Bend 2030’s executive director will resign at the end of the month because she disagrees with the nonprofit board’s decision to advocate for specific policy positions.
In a letter Thursday to Bend 2030 board Chairwoman Jillian Taylor and obtained by The Bulletin, Erin Foote Morgan said she is strongly opposed to the nonprofit organization, which focuses on public engagement, taking political advocacy positions. Foote Morgan did not return Bulletin messages.
“Our role — in my view — is to support community members to come together around their shared solutions for shaping the future of Bend and then assist them in their own implementation of those solutions,” she wrote in her resignation letter.
The Bend 2030 board of directors voted unanimously Dec. 8 to reaffirm its intention to advocate for policy positions, Foote Morgan wrote. Taylor did not return a phone call seeking details on the decision, and efforts to reach other board members were unsuccessful.
Foote Morgan has been Bend 2030’s executive director since 2015.
Her resignation occurs as the group is trying to launch its transportation engagement project, Move Bend, to coincide with major transportation plan updates from the city of Bend, Cascades East Transit, the Oregon Department of Transportation, the Bend Metropolitan Planning Organization and the Bend Park & Recreation District.
So far, Move Bend has launched an interactive website detailing different parts of the city’s transportation infrastructure.
Starting next year, the group plans to host community listening sessions and a four-part lecture series.
The Bend Metropolitan Planning Organization policy board, a five-member panel consisting of three Bend city councilors, a Deschutes County commissioner and an Oregon Department of Transportation area manager, was supposed to discuss a $20,000 grant request from Bend 2030 during a midday meeting Thursday but pushed the conversation because it ran out of time.
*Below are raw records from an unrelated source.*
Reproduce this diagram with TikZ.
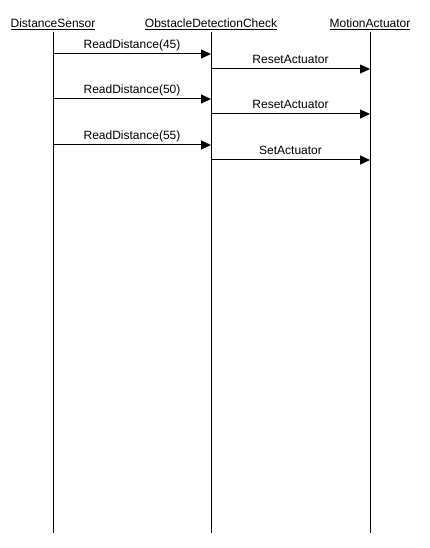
\documentclass[tikz,border=0pt]{standalone}
\usepackage{fontspec}
\setmainfont{Liberation Sans}
\usetikzlibrary{arrows.meta}
\begin{document}
\begin{tikzpicture}[x=1pt,y=-1pt,
  head/.style={font=\fontsize{12}{14}\selectfont, anchor=base, inner sep=0pt},
  lbl/.style={font=\fontsize{12}{14}\selectfont, anchor=base, inner sep=0pt},
  life/.style={line width=1pt},
  msg/.style={line width=1pt, -{Triangle[length=10pt,width=9pt]}, shorten >=0pt}]
\useasboundingbox (0,0) rectangle (429,548);
% headers
\node[head] (ds) at (53,28) {\underline{DistanceSensor}};
\node[head] (odc) at (211,28) {\underline{ObstacleDetectionCheck}};
\node[head] (ma) at (370,28) {\underline{MotionActuator}};
% lifeline ends
\coordinate (dsT) at (53,32); \coordinate (dsB) at (53,533);
\coordinate (odcT) at (211,32); \coordinate (odcB) at (211,533);
\coordinate (maT) at (370,32); \coordinate (maB) at (370,533);
\draw[life] (dsT) -- (dsB);
\draw[life] (odcT) -- (odcB);
\draw[life] (maT) -- (maB);
% message points
\foreach \n/\y in {1/54,3/99,5/145}{
  \coordinate (a\n) at (53,\y); \coordinate (b\n) at (211,\y);}
\foreach \n/\y in {2/69,4/114,6/160}{
  \coordinate (a\n) at (211,\y); \coordinate (b\n) at (370,\y);}
\draw[msg] (a1) -- (b1) node[lbl, pos=0.5, yshift=5.5pt] (m1) {ReadDistance(45)};
\draw[msg] (a2) -- (b2) node[lbl, pos=0.5, yshift=5.5pt] (m2) {ResetActuator};
\draw[msg] (a3) -- (b3) node[lbl, pos=0.5, yshift=5.5pt] (m3) {ReadDistance(50)};
\draw[msg] (a4) -- (b4) node[lbl, pos=0.5, yshift=5.5pt] (m4) {ResetActuator};
\draw[msg] (a5) -- (b5) node[lbl, pos=0.5, yshift=5.5pt] (m5) {ReadDistance(55)};
\draw[msg] (a6) -- (b6) node[lbl, pos=0.5, yshift=5.5pt] (m6) {SetActuator};
\end{tikzpicture}
\end{document}
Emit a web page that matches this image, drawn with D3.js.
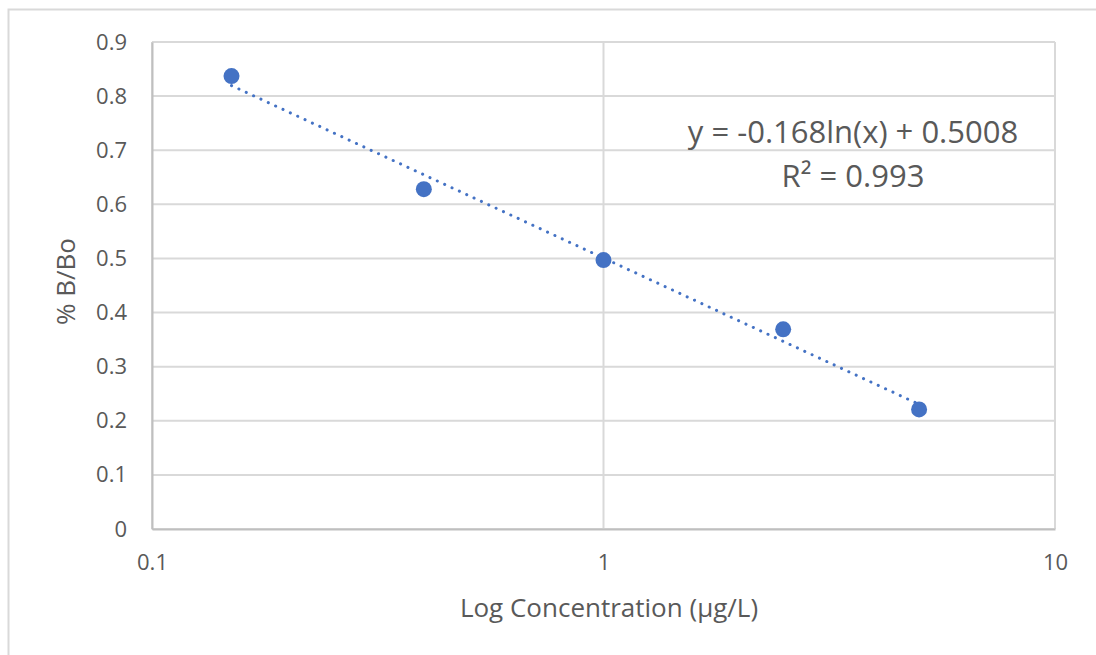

If the board decided to give Move Bend money, the funds would most likely come from the planning organization’s Surface Transportation Block Grant, a $1 million sum it receives annually from the federal government. Local governments have a lot of flexibility in how they use that money, and the Bend planning organization used its share in previous years to help the city repair bad roads.
Bend City Councilor Bill Moseley, who serves as chairman of the Bend Metropolitan Planning Organization policy board, said he would not support giving planning organization money to Move Bend because of his reservations about using federal money to fund nonprofit organizations.
“Too often, the MPO has been used as a piggy bank for pet causes,” Moseley said.
Deschutes County Commissioner Tony DeBone joked that Move Bend should give the planning organization money, but said he liked the goal of engaging more community members in and around Bend in the various government agencies’ transportation planning.
“There’s probably not extra funds,” he said after the meeting. “The people involved, let’s do it, but what would we be paying for?”
Funding from the planning organization, along with the $40,000 Move Bend received in donations and additional planned fundraising, will help pay for technology-based tools to better engage the community, Bend 2030 Treasurer Louis Capozzi said. He said the group isn’t doing much planning for how to spend money before it has it, but Move Bend is interested in using augmented reality products to demonstrate changes.
“An augmented reality tool might allow citizens to hold their phone up to an intersection in Bend and see what it would look like,” he said.
Capozzi did not return a subsequent voicemail with questions about the Bend 2030’s advocacy in light of Foote Morgan’s resignation, but he said Thursday morning that the group was focused exclusively on public input and education, not advocating for policies.
“Move Bend doesn’t have a point of view,” Capozzi said. “Move Bend doesn’t have an advocacy goal.”
One goal of the city of Bend’s transportation planning during the next year or so is to settle on a list of key streets that need to be replaced and ask voters to support a road bond to pay for those improvements. Move Bend does not share that goal, Capozzi said.
Bend 2030 did advocate for a failed local gas tax the city put on the ballot during a special election in 2016.
Following that election, the organization reworked its funding policies to separate its nonpartisan programming work, such as its affordable housing workgroup, from its advocacy.
At the time, the organization said it would continue to seek money from government bodies but would not use that money to advocate for specific policy positions.